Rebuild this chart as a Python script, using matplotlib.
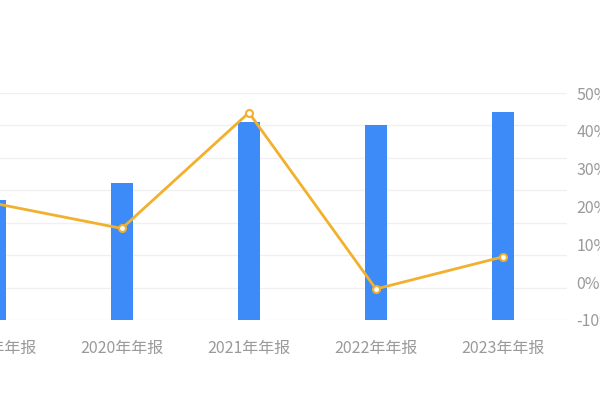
import matplotlib
matplotlib.use("Agg")
import matplotlib.pyplot as plt
from matplotlib.ticker import FuncFormatter

plt.rcParams["font.family"] = ["Noto Sans CJK SC", "DejaVu Sans"]

periods = ["2019年年报", "2020年年报", "2021年年报", "2022年年报", "2023年年报"]
bar_values = [37.0, 42.3, 61.1, 60.1, 64.0]      # left axis, labels cropped off
growth_pct = [20.8, 14.2, 44.8, -1.8, 6.7]       # right axis, %

BAR_COLOR = "#3d8bf8"
LINE_COLOR = "#f2b02c"
TEXT_COLOR = "#9a9a9a"
GRID_COLOR = "#f0f0f0"

fig = plt.figure(figsize=(6, 4), dpi=100)
# the reference is a crop: the first category and the right labels run off the edges
ax = fig.add_axes([-0.1145, 0.2, 1.0587, 0.5675])
x = range(len(periods))
ax.bar(x, bar_values, width=0.17, color=BAR_COLOR, zorder=2)
ax.set_xlim(-0.5, len(periods) - 0.5)
ax.set_ylim(0, 70)
ax.set_yticks(range(0, 71, 10))
ax.grid(axis="y", color=GRID_COLOR, linewidth=1, zorder=0)
ax.set_xticks(list(x))
ax.set_xticklabels(periods)
ax.tick_params(axis="x", length=0, pad=14, colors=TEXT_COLOR, labelsize=11.5)
ax.tick_params(axis="y", length=0, labelleft=False)
for s in ax.spines.values():
    s.set_visible(False)

ax2 = ax.twinx()
ax2.plot(x, growth_pct, color=LINE_COLOR, linewidth=2, marker="o", markersize=5,
         markerfacecolor="white", markeredgecolor=LINE_COLOR, markeredgewidth=1.5, zorder=3)
ax2.set_ylim(-10, 50)
ax2.set_yticks(range(-10, 51, 10))
ax2.yaxis.set_major_formatter(FuncFormatter(lambda v, _: f"{v:.0f}%"))
ax2.tick_params(axis="y", length=0, pad=7, colors=TEXT_COLOR, labelsize=11.5)
for s in ax2.spines.values():
    s.set_visible(False)

fig.savefig("out.png", dpi=100, facecolor="white")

• • • • •

— WRITTEN PROBLEM —
Copy every line that contains the string "matplotlib".

— ANSWER TO THIS PROBLEM —
Rebuild this chart as a Python script, using matplotlib.
import matplotlib
matplotlib.use("Agg")
import matplotlib.pyplot as plt
from matplotlib.ticker import FuncFormatter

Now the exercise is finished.